=== Objective ===
Repeat the listing exactly as given, omitting every image.

=== Stored data ===

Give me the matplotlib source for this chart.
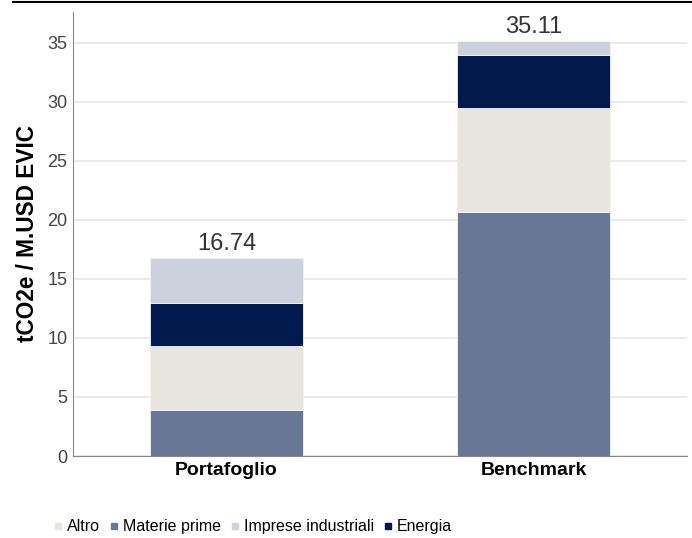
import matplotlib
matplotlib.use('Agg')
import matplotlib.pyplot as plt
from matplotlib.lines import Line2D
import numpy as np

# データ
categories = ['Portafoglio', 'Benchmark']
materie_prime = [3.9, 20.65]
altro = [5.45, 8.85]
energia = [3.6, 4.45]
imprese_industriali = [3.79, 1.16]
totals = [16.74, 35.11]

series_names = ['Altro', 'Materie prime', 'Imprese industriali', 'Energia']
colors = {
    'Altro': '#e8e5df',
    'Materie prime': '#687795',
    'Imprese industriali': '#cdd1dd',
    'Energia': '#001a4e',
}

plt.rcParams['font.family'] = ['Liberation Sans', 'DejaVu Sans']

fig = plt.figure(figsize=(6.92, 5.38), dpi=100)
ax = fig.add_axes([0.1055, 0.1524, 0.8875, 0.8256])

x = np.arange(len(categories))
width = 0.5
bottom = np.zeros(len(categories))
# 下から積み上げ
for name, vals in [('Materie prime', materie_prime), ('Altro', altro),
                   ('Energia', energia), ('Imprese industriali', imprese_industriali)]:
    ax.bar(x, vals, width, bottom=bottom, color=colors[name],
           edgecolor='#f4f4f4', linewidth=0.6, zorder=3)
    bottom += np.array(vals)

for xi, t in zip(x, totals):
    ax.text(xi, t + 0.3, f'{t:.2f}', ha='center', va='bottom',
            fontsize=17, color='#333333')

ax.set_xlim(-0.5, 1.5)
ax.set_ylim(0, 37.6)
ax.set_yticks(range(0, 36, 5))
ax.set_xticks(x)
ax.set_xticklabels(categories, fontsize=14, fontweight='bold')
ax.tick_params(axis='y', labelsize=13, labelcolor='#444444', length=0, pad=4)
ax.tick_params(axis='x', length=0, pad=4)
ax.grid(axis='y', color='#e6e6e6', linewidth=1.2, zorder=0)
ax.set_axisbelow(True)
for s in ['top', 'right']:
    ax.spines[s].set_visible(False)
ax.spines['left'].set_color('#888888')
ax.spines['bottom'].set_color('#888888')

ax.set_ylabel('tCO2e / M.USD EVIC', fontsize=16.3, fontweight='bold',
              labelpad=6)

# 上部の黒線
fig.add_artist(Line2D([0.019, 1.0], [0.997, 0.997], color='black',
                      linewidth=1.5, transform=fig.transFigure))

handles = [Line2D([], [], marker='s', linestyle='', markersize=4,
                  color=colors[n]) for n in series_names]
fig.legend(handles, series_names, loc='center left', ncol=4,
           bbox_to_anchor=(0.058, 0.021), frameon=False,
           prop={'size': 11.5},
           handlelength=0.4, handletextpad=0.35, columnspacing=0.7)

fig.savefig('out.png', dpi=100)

=== Full solution ===
Give me the matplotlib source for this chart.
import matplotlib
matplotlib.use('Agg')
import matplotlib.pyplot as plt
from matplotlib.lines import Line2D
import numpy as np

# データ
categories = ['Portafoglio', 'Benchmark']
materie_prime = [3.9, 20.65]
altro = [5.45, 8.85]
energia = [3.6, 4.45]
imprese_industriali = [3.79, 1.16]
totals = [16.74, 35.11]

series_names = ['Altro', 'Materie prime', 'Imprese industriali', 'Energia']
colors = {
    'Altro': '#e8e5df',
    'Materie prime': '#687795',
    'Imprese industriali': '#cdd1dd',
    'Energia': '#001a4e',
}

plt.rcParams['font.family'] = ['Liberation Sans', 'DejaVu Sans']

fig = plt.figure(figsize=(6.92, 5.38), dpi=100)
ax = fig.add_axes([0.1055, 0.1524, 0.8875, 0.8256])

x = np.arange(len(categories))
width = 0.5
bottom = np.zeros(len(categories))
# 下から積み上げ
for name, vals in [('Materie prime', materie_prime), ('Altro', altro),
                   ('Energia', energia), ('Imprese industriali', imprese_industriali)]:
    ax.bar(x, vals, width, bottom=bottom, color=colors[name],
           edgecolor='#f4f4f4', linewidth=0.6, zorder=3)
    bottom += np.array(vals)

for xi, t in zip(x, totals):
    ax.text(xi, t + 0.3, f'{t:.2f}', ha='center', va='bottom',
            fontsize=17, color='#333333')

ax.set_xlim(-0.5, 1.5)
ax.set_ylim(0, 37.6)
ax.set_yticks(range(0, 36, 5))
ax.set_xticks(x)
ax.set_xticklabels(categories, fontsize=14, fontweight='bold')
ax.tick_params(axis='y', labelsize=13, labelcolor='#444444', length=0, pad=4)
ax.tick_params(axis='x', length=0, pad=4)
ax.grid(axis='y', color='#e6e6e6', linewidth=1.2, zorder=0)
ax.set_axisbelow(True)
for s in ['top', 'right']:
    ax.spines[s].set_visible(False)
ax.spines['left'].set_color('#888888')
ax.spines['bottom'].set_color('#888888')

ax.set_ylabel('tCO2e / M.USD EVIC', fontsize=16.3, fontweight='bold',
              labelpad=6)

# 上部の黒線
fig.add_artist(Line2D([0.019, 1.0], [0.997, 0.997], color='black',
                      linewidth=1.5, transform=fig.transFigure))

handles = [Line2D([], [], marker='s', linestyle='', markersize=4,
                  color=colors[n]) for n in series_names]
fig.legend(handles, series_names, loc='center left', ncol=4,
           bbox_to_anchor=(0.058, 0.021), frameon=False,
           prop={'size': 11.5},
           handlelength=0.4, handletextpad=0.35, columnspacing=0.7)

fig.savefig('out.png', dpi=100)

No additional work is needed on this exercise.